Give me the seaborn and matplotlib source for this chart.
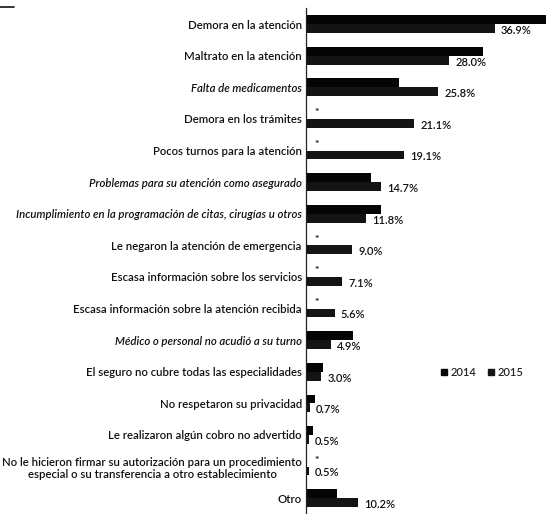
import numpy as np
import pandas as pd
import matplotlib
matplotlib.use("Agg")
import matplotlib.pyplot as plt
from matplotlib.lines import Line2D
import seaborn as sns

categories = [
    "Demora en la atención",
    "Maltrato en la atención",
    "Falta de medicamentos",
    "Demora en los trámites",
    "Pocos turnos para la atención",
    "Problemas para su atención como asegurado",
    "Incumplimiento en la programación de citas, cirugías u otros",
    "Le negaron la atención de emergencia",
    "Escasa información sobre los servicios",
    "Escasa información sobre la atención recibida",
    "Médico o personal no acudió a su turno",
    "El seguro no cubre todas las especialidades",
    "No respetaron su privacidad",
    "Le realizaron algún cobro no advertido",
    "No le hicieron firmar su autorización para un procedimiento\nespecial o su transferencia a otro establecimiento",
    "Otro",
]
italic_labels = {2, 5, 6, 10}

# None = category not surveyed that year (shown with an asterisk)
values_2014 = [48.5, 34.5, 18.2, None, None, 12.7, 14.7, None, None, None,
               9.2, 3.3, 1.8, 1.3, None, 6.1]
values_2015 = [36.9, 28.0, 25.8, 21.1, 19.1, 14.7, 11.8, 9.0, 7.1, 5.6,
               4.9, 3.0, 0.7, 0.5, 0.5, 10.2]
years = ["2014", "2015"]

rows = []
for cat, v14, v15 in zip(categories, values_2014, values_2015):
    if v14 is not None:
        rows.append({"Motivo": cat, "Año": years[0], "Porcentaje": v14})
    rows.append({"Motivo": cat, "Año": years[1], "Porcentaje": v15})
df = pd.DataFrame(rows)

sns.set_style("white")
plt.rcParams["font.family"] = ["Lato", "DejaVu Sans"]

fig = plt.figure(figsize=(5.46, 5.14), dpi=100)
ax = fig.add_axes([306 / 546, 0.0, 1 - 306 / 546, 1 - 8.3 / 514])

sns.barplot(data=df, y="Motivo", x="Porcentaje", hue="Año", order=categories,
            hue_order=years, palette=["#050505", "#141414"], width=0.56,
            orient="h", errorbar=None, saturation=1, legend=False, ax=ax,
            linewidth=0)

ax.set_xlim(0, (546 - 306) / 5.12)
ax.set_ylim(-0.5 + (514 - 8.3) / 32.2, -0.5)

# percentage labels for 2015
for i, v in enumerate(values_2015):
    ax.text(v + 1.2, i + 0.2, f"{v:.1f}%", va="center", ha="left",
            fontsize=8, fontweight="semibold", color="#111111")

# asterisk where 2014 has no data
for i, v in enumerate(values_2014):
    if v is None:
        ax.text(1.6, i - 0.2, "*", va="center", ha="left", fontsize=7.5,
                fontweight="bold", color="#111111")

for s in ["top", "right", "bottom"]:
    ax.spines[s].set_visible(False)
ax.spines["left"].set_color("#222222")
ax.spines["left"].set_linewidth(0.9)
ax.set_xticks([])
ax.set_xlabel("")
ax.set_ylabel("")
ax.set_yticks(range(len(categories)))
ax.set_yticklabels(categories)
ax.tick_params(axis="y", which="major", length=0, pad=3, labelsize=8.2,
               labelcolor="#111111")
ax.set_yticks(np.arange(-0.5, len(categories), 1.0), minor=True)
ax.tick_params(axis="y", which="minor", length=3, width=0.8, color="#222222",
               direction="out")
for i, lab in enumerate(ax.get_yticklabels()):
    lab.set_multialignment("center")
    lab.set_fontweight("semibold")
    if i in italic_labels:
        lab.set_fontstyle("italic")

handles = [Line2D([], [], marker="s", linestyle="", markersize=5,
                  color=c) for c in ["#050505", "#141414"]]
fig.legend(handles, years, loc="center", bbox_to_anchor=(482 / 546, 1 - 372 / 514),
           ncol=2, frameon=False, prop={"size": 8, "weight": "semibold"},
           handlelength=0.6, handletextpad=0.3, columnspacing=1.0)

fig.add_artist(Line2D([0, 14 / 546], [1 - 7 / 514, 1 - 7 / 514],
                      transform=fig.transFigure, color="#111111", lw=1.2))

fig.savefig("out.png", dpi=100)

********

- Directions for this task
Each line from the top of the material through the line containing "import seaborn as sns" should be reproduced exactly; please drop any images.

- Written solution
Give me the seaborn and matplotlib source for this chart.
import numpy as np
import pandas as pd
import matplotlib
matplotlib.use("Agg")
import matplotlib.pyplot as plt
from matplotlib.lines import Line2D
import seaborn as sns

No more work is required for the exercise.